Risks that still need managing

  • Regulatory whiplash: accelerated licensing helps, but any perception that safety has been compromised could trigger lawsuits that wipe out schedule gains.

  • Funding reality: building ten large reactors before 2030 requires up to six hundred billion dollars of capital. Unless utilities lock in loan guarantees and offtake agreements, project starts could slide.

  • Public confidence: without a permanent repository or a federally backed recycling policy, opponents will keep pointing to the spent-fuel question.

How Astute can turn policy into projects

Astute has been on the ground floor of Europe’s largest new-builds, placing engineers, supervisors and nuclear-qualified craft on Hinkley Point C and Sizewell C.

That experience delivers four advantages that translate directly to the US program:

  1. Repeatable talent pipelines
    Our live database tracks thousands of professionals with current nuclear security clearances and ASME Section III credentials, ready for mobilisation on AP1000, BWRX-300 and Natrium designs.

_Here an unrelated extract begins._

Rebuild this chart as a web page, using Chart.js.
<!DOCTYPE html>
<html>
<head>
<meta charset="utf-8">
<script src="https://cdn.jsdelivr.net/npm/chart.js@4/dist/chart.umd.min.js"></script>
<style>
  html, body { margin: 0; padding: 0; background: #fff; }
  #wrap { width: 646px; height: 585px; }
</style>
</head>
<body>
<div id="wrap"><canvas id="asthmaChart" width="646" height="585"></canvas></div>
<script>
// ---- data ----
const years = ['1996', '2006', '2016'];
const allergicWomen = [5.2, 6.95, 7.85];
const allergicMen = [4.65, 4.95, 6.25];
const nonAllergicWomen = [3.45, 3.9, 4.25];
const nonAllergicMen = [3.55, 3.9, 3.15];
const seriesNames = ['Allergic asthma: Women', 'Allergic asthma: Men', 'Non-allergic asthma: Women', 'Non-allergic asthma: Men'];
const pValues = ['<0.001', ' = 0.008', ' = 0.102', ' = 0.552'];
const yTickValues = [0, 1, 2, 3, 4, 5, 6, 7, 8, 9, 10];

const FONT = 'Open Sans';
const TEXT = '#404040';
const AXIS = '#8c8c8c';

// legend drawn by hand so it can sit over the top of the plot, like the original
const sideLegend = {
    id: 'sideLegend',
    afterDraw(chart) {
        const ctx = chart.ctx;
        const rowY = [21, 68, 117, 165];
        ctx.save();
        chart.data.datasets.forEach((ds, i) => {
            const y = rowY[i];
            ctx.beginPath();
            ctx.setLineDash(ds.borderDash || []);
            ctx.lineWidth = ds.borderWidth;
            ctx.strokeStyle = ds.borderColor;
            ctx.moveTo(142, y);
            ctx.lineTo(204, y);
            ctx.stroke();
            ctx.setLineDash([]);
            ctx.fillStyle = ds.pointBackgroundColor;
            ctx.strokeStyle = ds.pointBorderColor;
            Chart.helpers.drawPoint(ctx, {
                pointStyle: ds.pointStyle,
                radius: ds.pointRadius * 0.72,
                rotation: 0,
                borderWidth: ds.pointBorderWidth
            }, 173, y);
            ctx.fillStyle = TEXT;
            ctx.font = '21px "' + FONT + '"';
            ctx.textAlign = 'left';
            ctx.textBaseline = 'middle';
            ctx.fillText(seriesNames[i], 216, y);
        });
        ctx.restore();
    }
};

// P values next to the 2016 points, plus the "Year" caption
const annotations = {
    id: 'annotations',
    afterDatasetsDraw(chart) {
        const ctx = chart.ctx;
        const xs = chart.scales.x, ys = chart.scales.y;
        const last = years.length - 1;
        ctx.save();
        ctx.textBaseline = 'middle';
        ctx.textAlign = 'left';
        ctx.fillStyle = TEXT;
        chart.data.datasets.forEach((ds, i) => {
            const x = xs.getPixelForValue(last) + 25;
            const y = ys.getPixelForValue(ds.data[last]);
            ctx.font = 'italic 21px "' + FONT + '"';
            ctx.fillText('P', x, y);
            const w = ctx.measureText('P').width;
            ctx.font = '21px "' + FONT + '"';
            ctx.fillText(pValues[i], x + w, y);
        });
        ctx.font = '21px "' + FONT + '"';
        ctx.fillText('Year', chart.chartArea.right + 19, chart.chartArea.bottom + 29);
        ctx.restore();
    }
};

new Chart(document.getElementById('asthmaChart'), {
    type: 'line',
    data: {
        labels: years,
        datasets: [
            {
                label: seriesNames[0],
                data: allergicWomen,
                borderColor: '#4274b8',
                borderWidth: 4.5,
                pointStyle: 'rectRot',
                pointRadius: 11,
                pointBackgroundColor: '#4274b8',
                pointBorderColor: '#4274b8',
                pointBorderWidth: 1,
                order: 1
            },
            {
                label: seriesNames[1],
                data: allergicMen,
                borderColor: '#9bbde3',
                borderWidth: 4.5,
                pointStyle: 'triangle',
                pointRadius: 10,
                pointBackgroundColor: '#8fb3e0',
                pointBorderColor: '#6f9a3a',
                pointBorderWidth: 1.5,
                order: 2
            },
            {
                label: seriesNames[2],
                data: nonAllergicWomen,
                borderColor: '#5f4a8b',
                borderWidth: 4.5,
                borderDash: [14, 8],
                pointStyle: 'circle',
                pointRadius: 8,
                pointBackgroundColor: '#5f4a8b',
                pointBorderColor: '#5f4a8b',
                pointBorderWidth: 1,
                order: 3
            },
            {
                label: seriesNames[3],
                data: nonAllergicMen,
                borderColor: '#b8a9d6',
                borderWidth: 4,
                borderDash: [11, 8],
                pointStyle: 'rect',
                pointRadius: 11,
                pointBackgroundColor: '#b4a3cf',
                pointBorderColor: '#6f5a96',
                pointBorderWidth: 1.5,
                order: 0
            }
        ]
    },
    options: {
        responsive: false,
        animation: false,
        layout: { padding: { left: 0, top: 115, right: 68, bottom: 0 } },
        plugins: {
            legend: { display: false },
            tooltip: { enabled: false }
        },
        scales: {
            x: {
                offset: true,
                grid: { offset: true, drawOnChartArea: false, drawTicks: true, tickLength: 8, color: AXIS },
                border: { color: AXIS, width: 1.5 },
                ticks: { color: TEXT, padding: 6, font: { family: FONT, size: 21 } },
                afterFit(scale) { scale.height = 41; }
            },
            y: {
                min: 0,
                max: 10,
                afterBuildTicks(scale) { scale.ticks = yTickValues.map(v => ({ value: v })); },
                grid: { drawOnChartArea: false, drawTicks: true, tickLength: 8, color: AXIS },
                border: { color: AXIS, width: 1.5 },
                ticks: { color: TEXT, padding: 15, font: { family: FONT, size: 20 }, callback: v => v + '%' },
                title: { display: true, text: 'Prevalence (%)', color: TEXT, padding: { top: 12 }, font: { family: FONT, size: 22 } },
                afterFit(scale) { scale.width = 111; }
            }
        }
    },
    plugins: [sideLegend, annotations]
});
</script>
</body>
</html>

  2. Cross-skilling at speed
    We have proven frameworks for moving oil and gas welders and off-shore wind technicians into nuclear roles by pairing targeted gap-analysis training with employer-funded certification.

  3. Transatlantic reach
    With Astute operating on both sides of the Atlantic, we can handle visa sponsorship, relocation logistics and state licensing, giving US utilities a single point of contact for international hiring.

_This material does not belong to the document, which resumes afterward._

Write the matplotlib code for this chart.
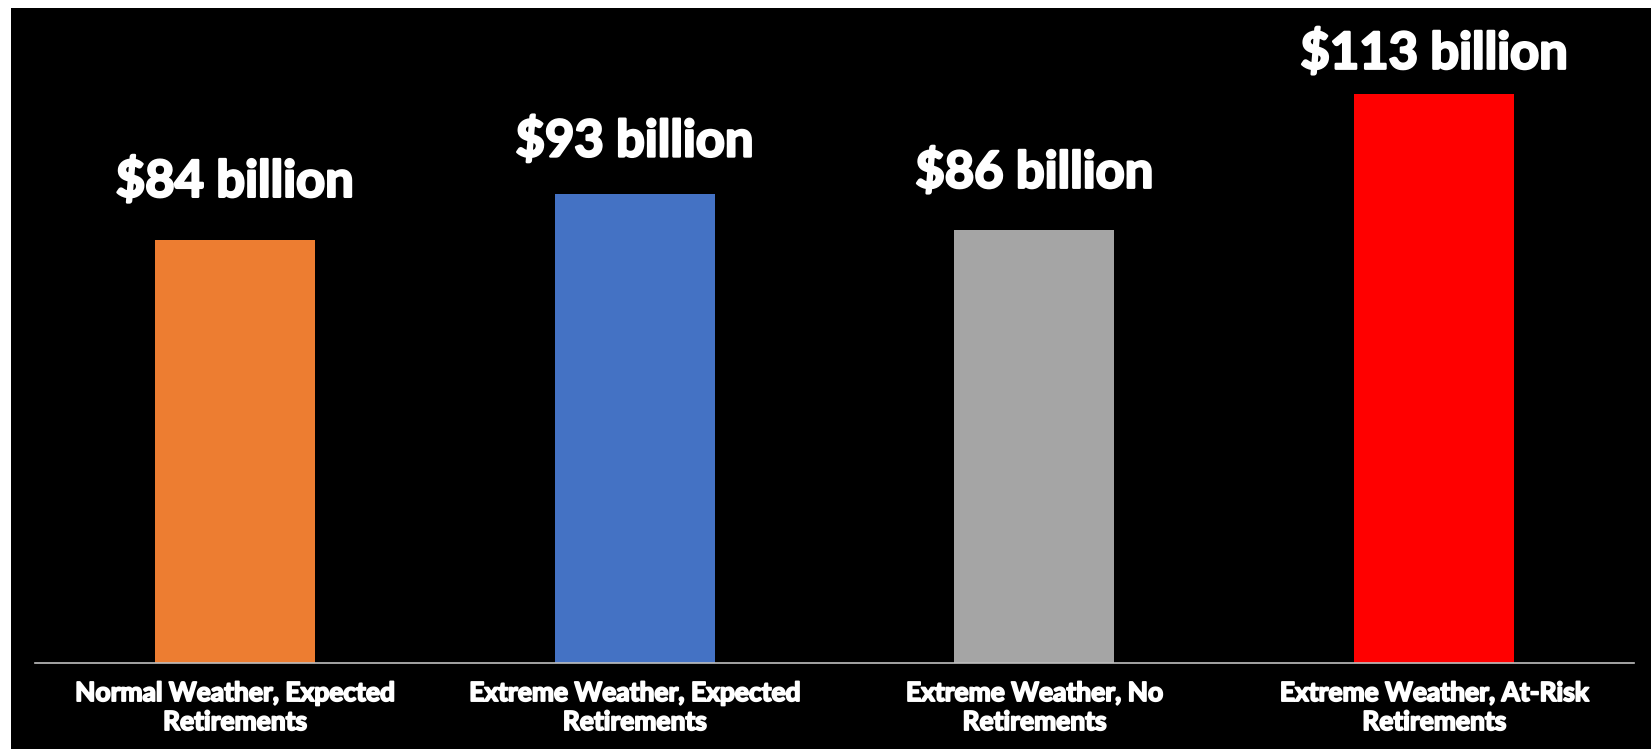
import matplotlib
matplotlib.use("Agg")
import matplotlib.pyplot as plt
import matplotlib.patheffects as pe
from matplotlib.patches import Rectangle

categories = [
    "Normal Weather, Expected\nRetirements",
    "Extreme Weather, Expected\nRetirements",
    "Extreme Weather, No\nRetirements",
    "Extreme Weather, At-Risk\nRetirements",
]
values = [84, 93, 86, 113]  # billions of dollars
value_labels = ["$84 billion", "$93 billion", "$86 billion", "$113 billion"]
colors = ["#ED7D31", "#4472C4", "#A5A5A5", "#FF0000"]
label_gap_px = [43, 38, 42, 25]

W, H = 1651, 749
fig = plt.figure(figsize=(W / 100, H / 100), dpi=100)
fig.patch.set_facecolor("white")
fig.add_artist(Rectangle((11 / W, 0), 1 - 11 / W, (H - 8) / H,
                         transform=fig.transFigure, facecolor="black",
                         edgecolor="none", zorder=0))

ax = fig.add_axes([35 / W, 86 / H, (1634 - 35) / W, (663 - 8) / H])
ax.set_facecolor("black")
ax.patch.set_alpha(0)

x = range(len(values))
ax.bar(x, values, width=0.4, color=colors, zorder=2)
ax.set_xlim(-0.5, 3.5)
ax.set_ylim(0, 130)

thick_big = [pe.withStroke(linewidth=1.8, foreground="white")]
thick_small = [pe.withStroke(linewidth=1.3, foreground="white")]

for xi, v, lab, gap in zip(x, values, value_labels, label_gap_px):
    ax.annotate(lab, (xi, v), xytext=(0, gap * 0.72), textcoords="offset points",
                ha="center", va="baseline", color="white", fontsize=36.5,
                fontfamily="Lato", fontweight="bold", path_effects=thick_big)

ax.set_xticks(list(x))
ax.set_xticklabels(categories, color="white", fontsize=19, fontfamily="Lato",
                   fontweight="bold", linespacing=1.25)
for t in ax.get_xticklabels():
    t.set_path_effects(thick_small)
ax.tick_params(axis="x", length=0, pad=13)
ax.set_yticks([])
for s in ["top", "left", "right"]:
    ax.spines[s].set_visible(False)
ax.spines["bottom"].set_color("#BFBFBF")
ax.spines["bottom"].set_linewidth(1.2)

fig.savefig("out.png", dpi=100, facecolor=fig.get_facecolor())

  4. Embedded workforce planning
    Our consultants use milestone-based demand modelling to flag critical trades six to twelve months ahead, allowing EPC consortia to level-load hiring and avoid premium overtime rates during peak pours.

  5. Regulatory literacy
    Dual familiarity with UK ONR processes and US NRC Part 52 means our vetting team can pre-screen candidates for licensing, radiation-worker badges and QA documentation, reducing audit risk.

What needs to happen next

  • Industry should commit to standardized plant designs to enable serial production of modules and repeatable training curricula.

  • Academia must reverse the decline in nuclear engineering enrollment by aligning syllabi with digital reactor technologies and by offering co-op programs at construction sites.

  • Government can amplify the executive orders with fast-track visas for nuclear skill sets and by funding regional training centers that pair community colleges with heavy-component manufacturers.

The bottom line

Steel, concrete and fuel are essential, but people are decisive.

America can hit 400 GW only if the industry mobilizes the largest skilled-labor effort since the Apollo program.

Astute stands ready to deliver that workforce, drawing on our UK new-build playbook, proven cross-skilling pathways and transatlantic reach.

Utilities and EPCs that lock in talent partnerships now will control costs, de-risk schedules and move faster than competitors still chasing CVs when the first concrete is poured.

The reactors may power the grid, but it is the people who will power the renaissance.